Once one has solved this problem (and guessed right), one then has a fully ballistic arc that goes from one DSM to another DSM with a planetary encounter in between. If one repeats this exercise for each of the separate 11 legs of the Cycler trajectory, then one has defined the high-fidelity, almost entirely ballistic Cycler trajectory. And once this is done, the sole task to remain is to encode this trajectory as a C function call that will return the Cycler position and velocity for any time between the start of the trajectory and the end of the trajectory.

**Do we have enough free variables**
In solving problems of this kind, one of the things that we need to work out is do we have enough free variables to solve this problem. In this case, we have six constraints that we need to satisfy:

1. the n-body integrator has to integrate forwards and backwards from the planetary encounter so that the position of the two ends of the trajectory match the PyKEP / PyGMO DSM positions - three constraints apiece.

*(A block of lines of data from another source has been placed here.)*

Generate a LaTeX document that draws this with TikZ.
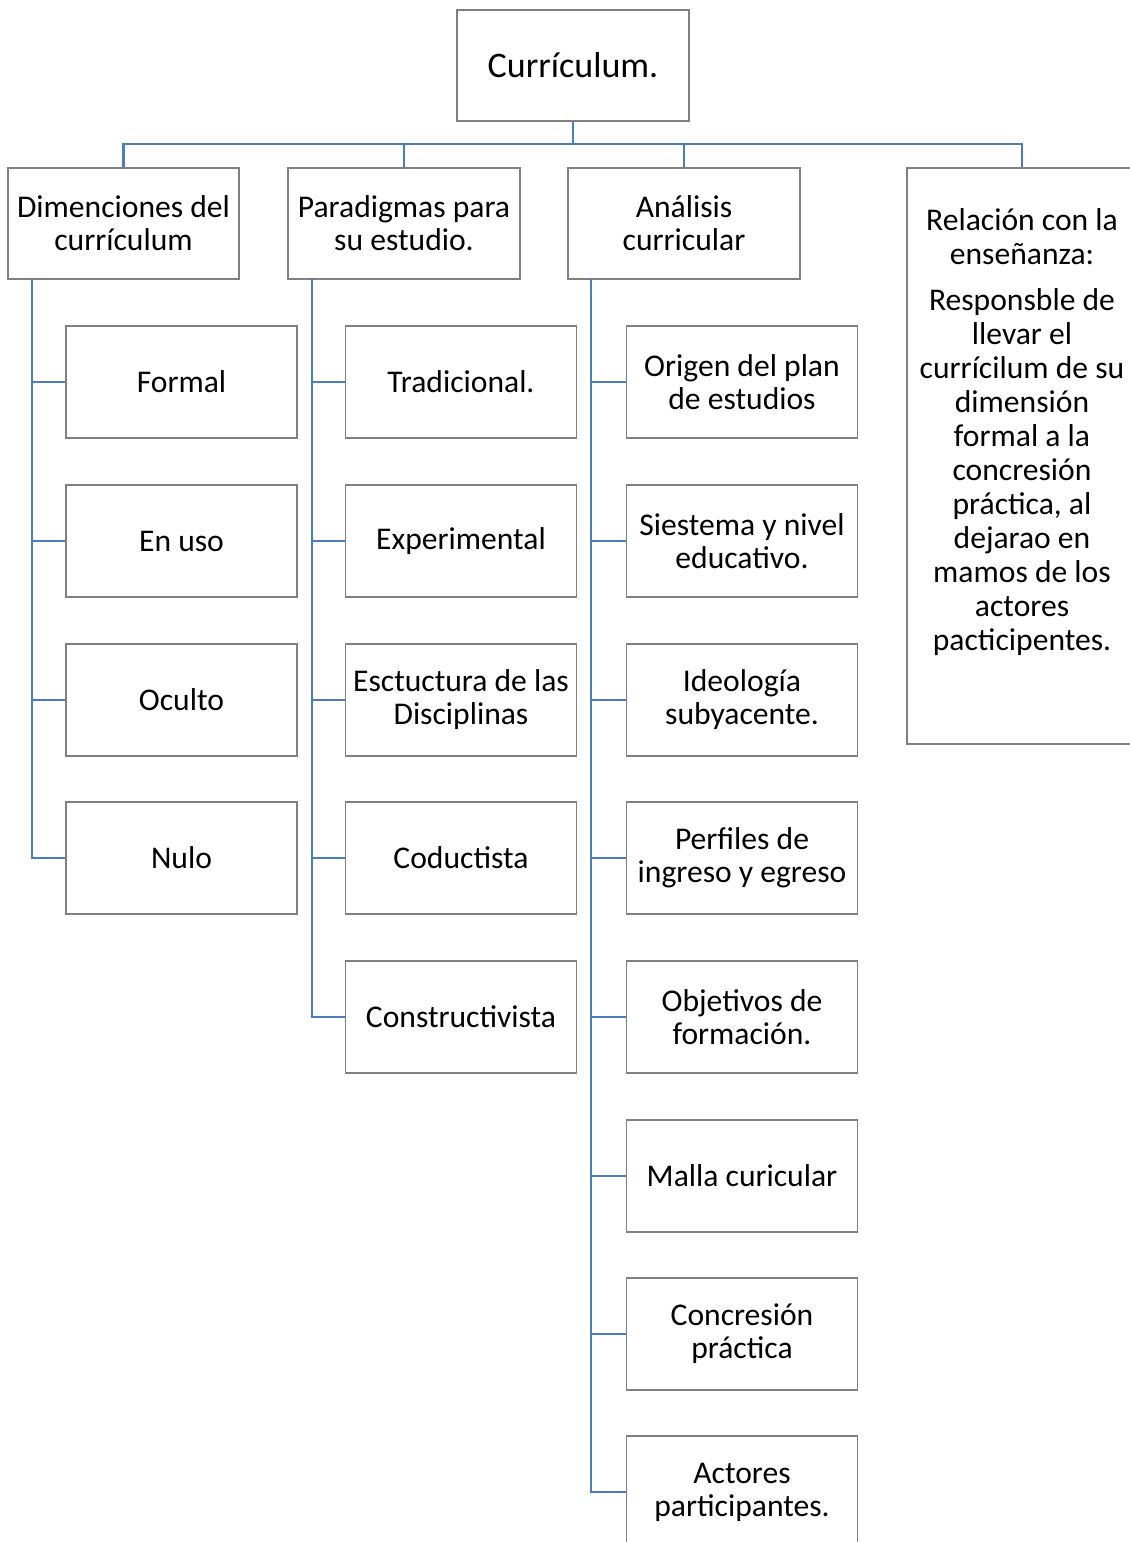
\documentclass[tikz,border=0pt]{standalone}
\usepackage{fontspec}
\setmainfont{Carlito}
\definecolor{boxgray}{RGB}{128,128,128}
\definecolor{connblue}{RGB}{74,126,187}
\tikzset{
  box/.style={draw=boxgray, line width=0.8pt, fill=white, align=center, inner sep=0pt,
    font=\fontsize{23.7pt}{24.75pt}\selectfont, text=black},
  topbox/.style={box, minimum width=174pt, minimum height=83.25pt, font=\fontsize{27pt}{30pt}\selectfont},
  lvbox/.style={box, minimum width=173.25pt, minimum height=83.25pt},
  chbox/.style={box, minimum width=173.5pt, minimum height=84pt},
  conn/.style={draw=connblue, line width=2pt}
}
\begin{document}
\begin{tikzpicture}[x=0.75pt,y=-0.75pt]
\useasboundingbox (0,0) rectangle (1130,1542);
\clip (0,0) rectangle (1130,1542);
\fill[white] (0,0) rectangle (1130,1542);

% root
\node[topbox] (root) at (573,65.5) {Currículum.};

% level 1
\node[lvbox] (A) at (123.5,223.5) {Dimenciones del\\currículum};
\node[lvbox, minimum width=174pt] (B) at (404,223.5) {Paradigmas para\\su estudio.};
\node[lvbox, minimum width=174pt] (C) at (684,223.5) {Análisis\\curricular};
\node[box, minimum width=172.5pt, minimum height=432pt] (D) at (1022,456) {};
\node[anchor=north, align=center, inner sep=0pt, font=\fontsize{23.7pt}{25.5pt}\selectfont] (Dt) at (1022,208)
  {Relación con la\\enseñanza:\\[9.5pt]Responsble de\\llevar el\\currícilum de su\\dimensión\\formal a la\\concresión\\práctica, al\\dejarao en\\mamos de los\\actores\\pacticipentes.};

\coordinate (bus) at (573,144);
\draw[conn] (root.south) -- (root.south |- bus);
\draw[conn] (A.north) -- (A.north |- bus) -- (D.north |- bus) -- (D.north);
\draw[conn] (B.north) -- (B.north |- bus);
\draw[conn] (C.north) -- (C.north |- bus);

% children of A
\node[chbox, minimum width=173.25pt] (A1) at (181.5,382) {Formal};
\node[chbox, minimum width=173.25pt] (A2) at (181.5,541) {En uso};
\node[chbox, minimum width=173.25pt] (A3) at (181.5,700) {Oculto};
\node[chbox, minimum width=173.25pt] (A4) at (181.5,858) {Nulo};

% children of B
\node[chbox] (B1) at (461,382) {Tradicional.};
\node[chbox] (B2) at (461,541) {Experimental};
\node[chbox] (B3) at (461,700) {Esctuctura de las\\Disciplinas};
\node[chbox] (B4) at (461,858) {Coductista};
\node[chbox] (B5) at (461,1017) {Constructivista};

% children of C
\node[chbox] (C1) at (742,382) {Origen del plan\\de estudios};
\node[chbox] (C2) at (742,541) {Siestema y nivel\\educativo.};
\node[chbox] (C3) at (742,700) {Ideología\\subyacente.};
\node[chbox] (C4) at (742,858) {Perfiles de\\ingreso y egreso};
\node[chbox] (C5) at (742,1017) {Objetivos de\\formación.};
\node[chbox] (C6) at (742,1176) {Malla curicular};
\node[chbox] (C7) at (742,1334) {Concresión\\práctica};
\node[chbox] (C8) at (742,1492) {Actores\\participantes.};

% spines
\coordinate (sA) at (32,279);
\coordinate (sB) at (312,279);
\coordinate (sC) at (591,279);
\foreach \c in {A1,A2,A3,A4} \draw[conn] (sA) |- (\c.west);
\foreach \c in {B1,B2,B3,B4,B5} \draw[conn] (sB) |- (\c.west);
\foreach \c in {C1,C2,C3,C4,C5,C6,C7,C8} \draw[conn] (sC) |- (\c.west);
\end{tikzpicture}
\end{document}
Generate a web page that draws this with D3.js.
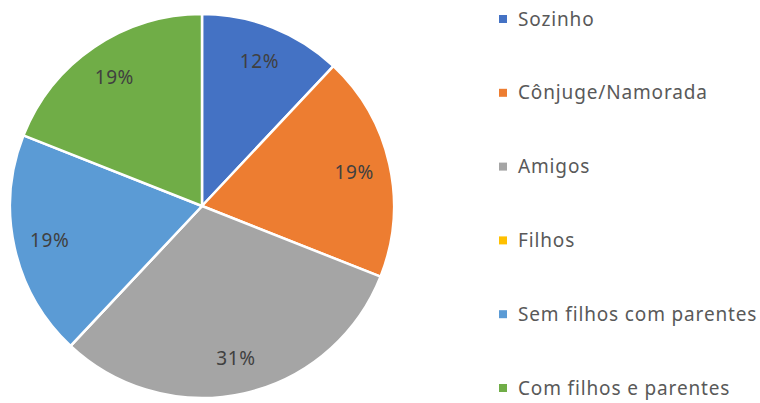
<!DOCTYPE html>
<html>
<head>
<meta charset="utf-8">
<script src="https://cdn.jsdelivr.net/npm/d3@7"></script>
<style>
  body { margin: 0; background: #fff; }
  svg text { font-family: "Noto Sans", "Open Sans", sans-serif; }
</style>
</head>
<body>
<svg id="chart" width="760" height="403"></svg>
<script>
// categories and values (percent)
var categories = ["Sozinho", "Cônjuge/Namorada", "Amigos", "Filhos", "Sem filhos com parentes", "Com filhos e parentes"];
var values = [12, 19, 31, 0, 19, 19];
var colors = ["#4472C4", "#ED7D31", "#A5A5A5", "#FFC000", "#5B9BD5", "#70AD47"];

var svg = d3.select("#chart");
var cx = 202, cy = 206, R = 192;

var data = categories.map(function(c, i) { return {name: c, value: values[i], color: colors[i]}; });

var pie = d3.pie().sort(null).value(function(d) { return d.value; });
var arc = d3.arc().innerRadius(0).outerRadius(R);
var labelArc = d3.arc().innerRadius(156).outerRadius(156);

var g = svg.append("g").attr("transform", "translate(" + cx + "," + cy + ")");

var arcs = pie(data);

g.selectAll("path.slice")
    .data(arcs)
  .enter().append("path")
    .attr("class", "slice")
    .attr("d", arc)
    .attr("fill", function(d) { return d.data.color; })
    .attr("stroke", "#fff")
    .attr("stroke-width", 2.5)
    .attr("stroke-linejoin", "round");

g.selectAll("text.lbl")
    .data(arcs.filter(function(d) { return d.data.value > 0; }))
  .enter().append("text")
    .attr("class", "lbl")
    .attr("transform", function(d) { return "translate(" + labelArc.centroid(d) + ")"; })
    .attr("text-anchor", "middle")
    .attr("dy", "0.35em")
    .attr("font-size", 19)
    .attr("letter-spacing", 0.6)
    .attr("fill", "#404040")
    .text(function(d) { return d.data.value + "%"; });

// legend
var legendY = d3.scalePoint().domain(categories).range([19, 388]);

var legend = svg.append("g").selectAll("g")
    .data(data)
  .enter().append("g")
    .attr("transform", function(d) { return "translate(499," + legendY(d.name) + ")"; });

legend.append("rect")
    .attr("x", 0).attr("y", -4)
    .attr("width", 8).attr("height", 8)
    .attr("fill", function(d) { return d.color; });

legend.append("text")
    .attr("x", 19)
    .attr("dy", "0.35em")
    .attr("font-size", 19)
    .attr("letter-spacing", 0.85)
    .attr("fill", "#595959")
    .text(function(d) { return d.name; });
</script>
</body>
</html>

What about the variables? The forward/backwards integration of the ballistic trajectory is fully defined by planetary periapsis encounter. What variables define this encounter? We have:

1. three variables that define the planet-centric location of the point of periapsis,

2. two variables that define the velocity of the Cycler in the plane that is perpendicular to the position vector that connects the planet centre to the point of periapsis, and

3. the MJD of periapsis.

In total, then, we have six free variables to solve six equations. This should give us enough free variables with which to solve the boundary-value problem. To start the guessing game, we need an initial guess. Again, we can use the PyKEP /PyGMO solution to provide this

**It's going to take a while**
All of this amounts to some fairly heavy-duty computations of my laptop. And it will take a while. First step, though is to understand the ELP82 ephemeris solution and make sure that I have an Earth-Moon ephemeris tool that closely matches that of Orbiter's. I have done this in the past for the Galilean moons by implementing the Galsat routines used by Orbiter. Her, as there, I expect that the result will be an online Earth-Moon ephemeris tool capable of replicating Orbiter's ephemeris calculations to with a few metres.